Give back the whole listing exactly as shown.

----------------

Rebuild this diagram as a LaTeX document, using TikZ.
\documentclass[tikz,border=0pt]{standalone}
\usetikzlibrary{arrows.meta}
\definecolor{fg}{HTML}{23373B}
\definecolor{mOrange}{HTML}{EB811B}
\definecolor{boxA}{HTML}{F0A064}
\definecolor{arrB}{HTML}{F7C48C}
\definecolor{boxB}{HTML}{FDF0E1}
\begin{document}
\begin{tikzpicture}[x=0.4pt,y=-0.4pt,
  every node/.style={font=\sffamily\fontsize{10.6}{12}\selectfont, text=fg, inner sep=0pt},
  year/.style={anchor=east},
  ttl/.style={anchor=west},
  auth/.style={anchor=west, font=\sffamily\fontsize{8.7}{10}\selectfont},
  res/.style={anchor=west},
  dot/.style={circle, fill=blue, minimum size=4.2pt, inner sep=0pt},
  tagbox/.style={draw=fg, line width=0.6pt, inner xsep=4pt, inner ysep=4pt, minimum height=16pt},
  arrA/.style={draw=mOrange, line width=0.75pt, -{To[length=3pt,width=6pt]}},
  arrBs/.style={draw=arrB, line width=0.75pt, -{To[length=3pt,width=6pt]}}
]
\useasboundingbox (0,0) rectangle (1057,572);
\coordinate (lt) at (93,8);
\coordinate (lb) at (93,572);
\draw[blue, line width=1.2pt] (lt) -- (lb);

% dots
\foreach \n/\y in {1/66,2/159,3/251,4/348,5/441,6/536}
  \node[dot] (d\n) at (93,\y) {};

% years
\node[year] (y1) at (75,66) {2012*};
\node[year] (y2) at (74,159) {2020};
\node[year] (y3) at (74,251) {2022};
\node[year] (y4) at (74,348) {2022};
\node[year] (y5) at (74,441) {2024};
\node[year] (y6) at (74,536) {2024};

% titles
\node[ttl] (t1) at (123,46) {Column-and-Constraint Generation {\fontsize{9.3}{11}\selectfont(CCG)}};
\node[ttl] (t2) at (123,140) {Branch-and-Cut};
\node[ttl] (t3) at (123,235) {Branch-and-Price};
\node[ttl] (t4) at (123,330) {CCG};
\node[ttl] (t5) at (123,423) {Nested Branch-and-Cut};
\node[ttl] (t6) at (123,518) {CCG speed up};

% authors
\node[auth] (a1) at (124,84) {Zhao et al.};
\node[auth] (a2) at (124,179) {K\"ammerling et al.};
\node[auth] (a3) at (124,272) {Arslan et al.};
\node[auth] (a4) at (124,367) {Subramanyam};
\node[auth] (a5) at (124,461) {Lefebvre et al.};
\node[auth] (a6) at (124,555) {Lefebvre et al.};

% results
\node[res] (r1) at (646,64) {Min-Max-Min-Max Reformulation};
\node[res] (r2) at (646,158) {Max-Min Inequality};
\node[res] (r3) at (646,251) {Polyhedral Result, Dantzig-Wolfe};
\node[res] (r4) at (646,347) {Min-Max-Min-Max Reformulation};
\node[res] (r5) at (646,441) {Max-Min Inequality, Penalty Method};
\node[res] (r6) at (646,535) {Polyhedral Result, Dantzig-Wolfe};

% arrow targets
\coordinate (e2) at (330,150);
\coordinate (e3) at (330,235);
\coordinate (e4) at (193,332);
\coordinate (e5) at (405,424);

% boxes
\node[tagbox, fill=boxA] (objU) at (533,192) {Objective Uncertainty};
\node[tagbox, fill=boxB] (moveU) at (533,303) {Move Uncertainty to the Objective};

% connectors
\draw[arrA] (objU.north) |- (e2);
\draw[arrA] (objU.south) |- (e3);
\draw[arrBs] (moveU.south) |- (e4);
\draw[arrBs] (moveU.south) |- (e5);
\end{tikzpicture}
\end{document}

----------------

Written response:
Rebuild this diagram as a LaTeX document, using TikZ.
\documentclass[tikz,border=0pt]{standalone}
\usetikzlibrary{arrows.meta}
\definecolor{fg}{HTML}{23373B}
\definecolor{mOrange}{HTML}{EB811B}
\definecolor{boxA}{HTML}{F0A064}
\definecolor{arrB}{HTML}{F7C48C}
\definecolor{boxB}{HTML}{FDF0E1}
\begin{document}
\begin{tikzpicture}[x=0.4pt,y=-0.4pt,
  every node/.style={font=\sffamily\fontsize{10.6}{12}\selectfont, text=fg, inner sep=0pt},
  year/.style={anchor=east},
  ttl/.style={anchor=west},
  auth/.style={anchor=west, font=\sffamily\fontsize{8.7}{10}\selectfont},
  res/.style={anchor=west},
  dot/.style={circle, fill=blue, minimum size=4.2pt, inner sep=0pt},
  tagbox/.style={draw=fg, line width=0.6pt, inner xsep=4pt, inner ysep=4pt, minimum height=16pt},
  arrA/.style={draw=mOrange, line width=0.75pt, -{To[length=3pt,width=6pt]}},
  arrBs/.style={draw=arrB, line width=0.75pt, -{To[length=3pt,width=6pt]}}
]
\useasboundingbox (0,0) rectangle (1057,572);
\coordinate (lt) at (93,8);
\coordinate (lb) at (93,572);
\draw[blue, line width=1.2pt] (lt) -- (lb);

% dots
\foreach \n/\y in {1/66,2/159,3/251,4/348,5/441,6/536}
  \node[dot] (d\n) at (93,\y) {};

% years
\node[year] (y1) at (75,66) {2012*};
\node[year] (y2) at (74,159) {2020};
\node[year] (y3) at (74,251) {2022};
\node[year] (y4) at (74,348) {2022};
\node[year] (y5) at (74,441) {2024};
\node[year] (y6) at (74,536) {2024};

% titles
\node[ttl] (t1) at (123,46) {Column-and-Constraint Generation {\fontsize{9.3}{11}\selectfont(CCG)}};
\node[ttl] (t2) at (123,140) {Branch-and-Cut};
\node[ttl] (t3) at (123,235) {Branch-and-Price};
\node[ttl] (t4) at (123,330) {CCG};
\node[ttl] (t5) at (123,423) {Nested Branch-and-Cut};
\node[ttl] (t6) at (123,518) {CCG speed up};

% authors
\node[auth] (a1) at (124,84) {Zhao et al.};
\node[auth] (a2) at (124,179) {K\"ammerling et al.};
\node[auth] (a3) at (124,272) {Arslan et al.};
\node[auth] (a4) at (124,367) {Subramanyam};
\node[auth] (a5) at (124,461) {Lefebvre et al.};
\node[auth] (a6) at (124,555) {Lefebvre et al.};

% results
\node[res] (r1) at (646,64) {Min-Max-Min-Max Reformulation};
\node[res] (r2) at (646,158) {Max-Min Inequality};
\node[res] (r3) at (646,251) {Polyhedral Result, Dantzig-Wolfe};
\node[res] (r4) at (646,347) {Min-Max-Min-Max Reformulation};
\node[res] (r5) at (646,441) {Max-Min Inequality, Penalty Method};
\node[res] (r6) at (646,535) {Polyhedral Result, Dantzig-Wolfe};

% arrow targets
\coordinate (e2) at (330,150);
\coordinate (e3) at (330,235);
\coordinate (e4) at (193,332);
\coordinate (e5) at (405,424);

% boxes
\node[tagbox, fill=boxA] (objU) at (533,192) {Objective Uncertainty};
\node[tagbox, fill=boxB] (moveU) at (533,303) {Move Uncertainty to the Objective};

% connectors
\draw[arrA] (objU.north) |- (e2);
\draw[arrA] (objU.south) |- (e3);
\draw[arrBs] (moveU.south) |- (e4);
\draw[arrBs] (moveU.south) |- (e5);
\end{tikzpicture}
\end{document}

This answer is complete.